Math 302, NonEuclidean Geometry, Fall 1997

Solutions for First Test, Sep 19

The first example here is hyperbolic; the rest are neither hyperbolic nor affine nor projective.

In the first case, given any line l and point P, consider the two lines in the ambient plane which would intersect l on the unit circle. In other words, if l intersects that boundary circle at X, Y (not points in our model S), then PX and PY are two parallels to l through P.

In the other three cases, there are sometimes lines and points with unique parallels, and sometimes there are many parallels. To see the first case, take a line l for which the entire Euclidean line is in S, and in fact the Euclidean halfplane on one side of l is entirely in S, and take a point P in this halfplane. To see the second case, take a line l that passes through the "hole" missing from S. Given a point P, there is one line through P that is Euclidean-parallel to l, and another that would intersect l in this hole. Both are "parallel" in the model S.

This was problem 4.10 from the homework; we repeat the solution:

Starting from any projective plane (P,L,F), the claim is that (L,P,F') is another projective plane, whose points are the lines of (P,L,F) and vice versa.

We check the three axioms: Two points l,m of (L,P,F') determine a unique line p because the lines l,m of (P,L,F) intersect in the unique point p.

Similarly, two lines p and q of (L,P,F') intersect in the unique point l (which is the line of (P,L,F) through p and q).

Finally, let p,q,r,s be the four points of (P,L,F) guaranteed by axiom 3. Then lines pq, qr, rs, sp are four points of (L,P,F') which satisfy the same axiom.

The Poincare halfplane is a hyperbolic plane. For axiom 3, take for instace the four points (0,1), (1,1), (2,1), (3,1). No three lie on a line, since neither a vertical ray nor a semicircle can intersect a horizontal Euclidean line more than twice.

Two points determine a unique line: if they are vertically separated, this is a vertical ray; otherwise it is a semicircle. (To construct that semicircle, working in Euclidean geometry, we could note that any circle through P and Q has center on the perpendicular bisector of PQ. Since PQ is not vertical, this bisector has a unique intersection with the x-axis, which is the center point for our semicircle.)

Note that this model is isomorphic to the real projective plane whose points we defined as the set of all lines through the origin in R3, because a line through the origin intersects the sphere in two antipodal points, and two antipodal points determine a unique line through the origin in space. This observation is not necessary to solve this problem, but is useful to keep in mind. (We could think also of great circles as planes through the origin in space.)

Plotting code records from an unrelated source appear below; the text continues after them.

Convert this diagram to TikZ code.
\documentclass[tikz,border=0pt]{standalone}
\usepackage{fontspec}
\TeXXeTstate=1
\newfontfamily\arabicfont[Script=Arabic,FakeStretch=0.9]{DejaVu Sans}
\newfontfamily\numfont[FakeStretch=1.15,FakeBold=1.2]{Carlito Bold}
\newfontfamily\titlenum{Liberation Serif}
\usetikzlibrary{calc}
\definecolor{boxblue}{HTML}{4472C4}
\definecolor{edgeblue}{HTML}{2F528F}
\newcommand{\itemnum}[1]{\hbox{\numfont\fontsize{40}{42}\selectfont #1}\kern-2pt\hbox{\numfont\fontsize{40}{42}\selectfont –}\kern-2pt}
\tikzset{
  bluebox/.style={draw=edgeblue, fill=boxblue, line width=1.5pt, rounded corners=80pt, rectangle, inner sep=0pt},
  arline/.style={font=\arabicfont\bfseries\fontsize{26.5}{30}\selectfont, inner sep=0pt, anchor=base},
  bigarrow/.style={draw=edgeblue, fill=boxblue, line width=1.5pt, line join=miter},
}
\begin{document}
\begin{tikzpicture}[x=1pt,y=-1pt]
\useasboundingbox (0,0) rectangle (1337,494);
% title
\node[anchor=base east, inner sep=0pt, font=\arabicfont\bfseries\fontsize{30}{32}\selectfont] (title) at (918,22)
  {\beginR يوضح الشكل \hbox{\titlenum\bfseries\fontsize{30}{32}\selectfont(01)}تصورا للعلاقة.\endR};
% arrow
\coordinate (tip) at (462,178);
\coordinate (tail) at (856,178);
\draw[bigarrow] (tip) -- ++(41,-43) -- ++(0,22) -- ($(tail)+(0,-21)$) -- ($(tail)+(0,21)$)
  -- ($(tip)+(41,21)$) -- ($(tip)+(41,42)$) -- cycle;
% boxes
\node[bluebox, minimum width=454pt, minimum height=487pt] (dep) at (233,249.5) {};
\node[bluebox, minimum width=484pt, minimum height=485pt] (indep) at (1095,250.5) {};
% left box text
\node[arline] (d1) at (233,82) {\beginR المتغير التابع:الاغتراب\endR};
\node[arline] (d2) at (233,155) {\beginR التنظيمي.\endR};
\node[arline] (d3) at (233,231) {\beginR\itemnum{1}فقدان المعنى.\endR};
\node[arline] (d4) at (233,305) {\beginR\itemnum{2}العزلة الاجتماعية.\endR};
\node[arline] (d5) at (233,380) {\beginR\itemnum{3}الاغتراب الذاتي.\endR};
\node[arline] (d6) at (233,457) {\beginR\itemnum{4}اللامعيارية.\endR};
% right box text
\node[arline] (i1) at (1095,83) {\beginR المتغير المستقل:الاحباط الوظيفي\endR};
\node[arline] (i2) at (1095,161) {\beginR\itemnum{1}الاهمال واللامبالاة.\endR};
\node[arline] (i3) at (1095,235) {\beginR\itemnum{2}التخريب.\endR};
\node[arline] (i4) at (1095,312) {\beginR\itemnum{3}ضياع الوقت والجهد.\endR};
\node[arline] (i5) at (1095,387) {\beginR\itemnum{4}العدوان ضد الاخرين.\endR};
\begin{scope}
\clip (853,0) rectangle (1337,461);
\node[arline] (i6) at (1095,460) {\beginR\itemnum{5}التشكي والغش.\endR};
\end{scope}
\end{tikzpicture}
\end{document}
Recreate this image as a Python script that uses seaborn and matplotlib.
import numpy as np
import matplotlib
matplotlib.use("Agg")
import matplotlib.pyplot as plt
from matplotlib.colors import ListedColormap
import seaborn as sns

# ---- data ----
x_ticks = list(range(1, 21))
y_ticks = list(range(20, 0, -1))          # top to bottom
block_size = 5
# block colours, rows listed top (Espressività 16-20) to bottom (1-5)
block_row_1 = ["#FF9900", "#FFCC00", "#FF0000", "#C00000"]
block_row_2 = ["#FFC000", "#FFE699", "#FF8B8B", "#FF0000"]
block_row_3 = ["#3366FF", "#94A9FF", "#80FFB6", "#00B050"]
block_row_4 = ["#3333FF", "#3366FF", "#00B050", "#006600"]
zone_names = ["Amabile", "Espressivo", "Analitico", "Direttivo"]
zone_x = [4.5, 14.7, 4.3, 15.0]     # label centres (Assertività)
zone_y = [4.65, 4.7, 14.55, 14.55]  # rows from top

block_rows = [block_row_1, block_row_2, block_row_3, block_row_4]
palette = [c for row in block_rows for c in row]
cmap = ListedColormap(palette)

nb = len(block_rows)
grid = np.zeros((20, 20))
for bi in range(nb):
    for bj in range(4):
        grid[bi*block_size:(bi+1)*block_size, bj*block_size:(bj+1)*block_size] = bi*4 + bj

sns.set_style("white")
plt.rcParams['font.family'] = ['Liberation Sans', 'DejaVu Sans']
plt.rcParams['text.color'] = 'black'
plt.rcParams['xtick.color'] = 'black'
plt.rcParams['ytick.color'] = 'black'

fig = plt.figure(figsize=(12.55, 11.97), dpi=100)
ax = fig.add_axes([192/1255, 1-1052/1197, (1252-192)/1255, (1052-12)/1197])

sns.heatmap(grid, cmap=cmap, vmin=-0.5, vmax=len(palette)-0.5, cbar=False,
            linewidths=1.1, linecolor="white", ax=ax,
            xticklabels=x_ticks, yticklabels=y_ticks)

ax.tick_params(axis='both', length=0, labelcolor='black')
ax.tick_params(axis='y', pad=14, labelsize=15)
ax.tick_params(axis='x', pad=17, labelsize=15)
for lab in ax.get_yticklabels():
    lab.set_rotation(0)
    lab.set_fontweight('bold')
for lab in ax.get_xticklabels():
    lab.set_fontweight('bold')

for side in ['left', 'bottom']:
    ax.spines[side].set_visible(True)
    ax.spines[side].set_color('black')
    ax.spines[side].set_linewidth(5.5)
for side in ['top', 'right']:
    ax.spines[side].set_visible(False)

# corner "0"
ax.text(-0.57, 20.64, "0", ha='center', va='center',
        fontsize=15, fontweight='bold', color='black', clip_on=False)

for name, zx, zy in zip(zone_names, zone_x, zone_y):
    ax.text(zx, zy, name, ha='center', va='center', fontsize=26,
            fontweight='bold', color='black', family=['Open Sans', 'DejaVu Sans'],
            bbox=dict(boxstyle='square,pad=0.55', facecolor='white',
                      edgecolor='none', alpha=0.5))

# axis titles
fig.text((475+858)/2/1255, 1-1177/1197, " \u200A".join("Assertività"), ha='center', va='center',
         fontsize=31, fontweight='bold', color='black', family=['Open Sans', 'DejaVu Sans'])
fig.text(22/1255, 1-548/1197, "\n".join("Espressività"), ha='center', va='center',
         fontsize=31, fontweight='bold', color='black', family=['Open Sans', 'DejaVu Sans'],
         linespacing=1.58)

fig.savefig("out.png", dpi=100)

Any great circle through P also passes through the antipodal point -P. If {P,-P} is distinct from {Q,-Q}, then P and Q are not antipodal, so there is a unique great circle through P and Q, which does also pass through -P and -Q. Thus it is the unique line through these two points of the Riemann projective plane.

Any two great circles on the sphere intersect; if they intersect at P, then they also intersect at -P, but at no other points. But on the Riemann projective plane, {P,-P} is a single point, the unique intersection of the two lines.